What Inclusion Really Means
I can count on one hand the amount of people with disabilities I knew as a kid -- a few from our church and a couple from the neighborhood. I did not know anyone with a disability from my Catholic school, my soccer team or acting class. I don't think anyone with a disability played tag with us or rode bikes with us to the pool. Even though I later worked at a summer camp with kids with disabilities, I still had very few relationships with people with disabilities. I originally studied special education in college until I discovered my other passion -- writing. After a short career in television and a long career in child welfare, I returned to the work I loved, where I felt I most belonged -- advocating for and with people with disabilities.
That singular professional role changed one late summer morning in 2014 when I was 12 weeks pregnant with my second daughter. A prenatal blood test revealed she had Down syndrome. When my doctor told me my baby had Down syndrome, she asked I planned to terminate. Why was this the doctor's narrative? I wondered if it was because this doctor might not have gone to school, grown up with or worked with people with disabilities. I wondered if her own isolated bias impacted her worldview and her approach as our doctor.
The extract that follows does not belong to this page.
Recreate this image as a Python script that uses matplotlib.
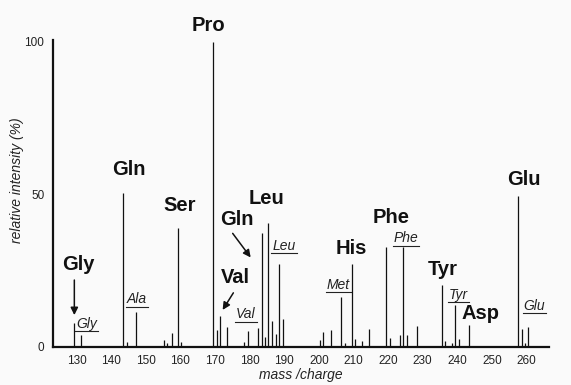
import matplotlib
matplotlib.use("Agg")
import matplotlib.pyplot as plt
from matplotlib.lines import Line2D

plt.rcParams["font.family"] = ["Liberation Sans", "DejaVu Sans"]

# peak list
mz = [129.3, 131.3, 143.4, 144.5, 147.3, 155.3, 156.0, 157.5, 159.2, 160.3,
      169.5, 170.5, 171.4, 173.4, 178.4, 179.4, 182.5, 183.5, 184.5, 185.4,
      186.5, 187.5, 188.5, 189.5,
      200.3, 201.3, 203.4, 206.4, 207.5, 209.5, 210.4, 212.4, 214.4,
      219.5, 220.5, 223.4, 224.4, 225.4, 228.4,
      235.5, 236.5, 238.5, 239.4, 240.5, 243.5,
      257.5, 258.6, 259.6, 260.5]
intensity = [7.8, 3.8, 50.5, 1.6, 11.3, 2.1, 1.0, 4.5, 39.0, 1.4,
             100, 5.4, 10.0, 6.3, 1.4, 5.1, 6.0, 37.3, 3.2, 40.4,
             8.5, 4.0, 27.0, 8.9,
             2.2, 4.6, 5.3, 16.2, 1.2, 27.1, 2.4, 1.7, 5.7,
             32.5, 2.8, 3.8, 32.5, 3.8, 6.8,
             20.3, 1.7, 1.2, 13.5, 2.4, 7.0,
             49.2, 5.8, 1.2, 6.4]

xticks = [130, 140, 150, 160, 170, 180, 190, 200, 210, 220, 230, 240, 250, 260]
yticks = [0, 50, 100]

# bold labels (residue assignments) and underlined italic labels
bold_labels = ["Pro", "Gln", "Ser", "Gly", "Leu", "Gln", "Val", "His", "Phe", "Tyr", "Asp", "Glu"]
bold_pos = [(168.2, 105.4), (145.1, 57.9), (159.9, 46.2), (130.4, 27.0), (184.9, 48.4),
            (176.35, 41.5), (175.9, 22.7), (209.5, 32.2), (220.8, 42.4), (235.8, 25.3),
            (246.7, 10.9), (259.2, 54.8)]
ital_labels = ["Gly", "Ala", "Val", "Leu", "Met", "Phe", "Tyr", "Glu"]
ital_pos = [(132.9, 7.4), (147.4, 15.5), (178.95, 10.6), (189.9, 33.0), (205.7, 20.2),
            (225.2, 35.5), (240.3, 17.0), (262.3, 13.4)]

bg = "#fafafa"
fig = plt.figure(figsize=(5.71, 3.85), dpi=100, facecolor=bg)
ax = fig.add_axes([0.0923, 0.1, 0.8692, 0.796], facecolor=bg)

ax.vlines(mz, 0, intensity, color="#111111", lw=0.9)

ax.set_xlim(123.1, 266.5)
ax.set_ylim(0, 100.5)
for s in ["top", "right"]:
    ax.spines[s].set_visible(False)
for s in ["left", "bottom"]:
    ax.spines[s].set_linewidth(1.6)
    ax.spines[s].set_color("#111111")
ax.set_xticks(xticks)
ax.set_yticks(yticks)
ax.tick_params(length=0, labelsize=8.5, colors="#222222")
ax.tick_params(axis="x", pad=6)
ax.tick_params(axis="y", pad=6)

fig.text(0.527, 1 - 375 / 385, "mass /charge", style="italic", fontsize=10,
         ha="center", va="center", color="#222222")
fig.text(17 / 571, 1 - 180 / 385, "relative intensity (%)", style="italic", fontsize=10,
         rotation=90, ha="center", va="center", color="#222222")

for lab, (x, y) in zip(bold_labels, bold_pos):
    ax.text(x, y, lab, fontsize=14.5, fontweight="bold", ha="center", va="center",
            clip_on=False, color="#111111")

ital_texts = []
for lab, (x, y) in zip(ital_labels, ital_pos):
    t = ax.text(x, y, lab, fontsize=10, style="italic", ha="center", va="center",
                color="#222222")
    ital_texts.append(t)

# arrows
arrow = dict(arrowstyle="-|>", color="#111111", lw=1.1, mutation_scale=11, shrinkA=0, shrinkB=0)
ax.annotate("", xy=(129.35, 10.3), xytext=(129.35, 21.8), arrowprops=arrow)
ax.annotate("", xy=(180.3, 29.2), xytext=(175.1, 37.1), arrowprops=arrow)
ax.annotate("", xy=(172.2, 12.0), xytext=(175.3, 17.6), arrowprops=arrow)

# underline the italic labels
fig.canvas.draw()
r = fig.canvas.get_renderer()
W, H = fig.bbox.width, fig.bbox.height
for t in ital_texts:
    bb = t.get_window_extent(r)
    y = bb.y0 - 0.5
    fig.add_artist(Line2D([(bb.x0 - 1) / W, (bb.x1 + 1) / W], [y / H, y / H],
                          color="#222222", lw=0.8))

fig.savefig("out.png", dpi=100, facecolor=bg)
Picture a young boy who only sees people with disabilities occasionally when he is at the movies or grocery store, and a group of four to eight people with developmental disabilities, along with a paid staff, shows up. (Those individuals live in a group home and are on a "community outing." This type of outing is what some people call inclusion. But, when you go to the movies or grocery store, do you call it a "community outing?" Probably not. This is not inclusion.) What does that look like to this young boy? He probably sees them as different; not like him.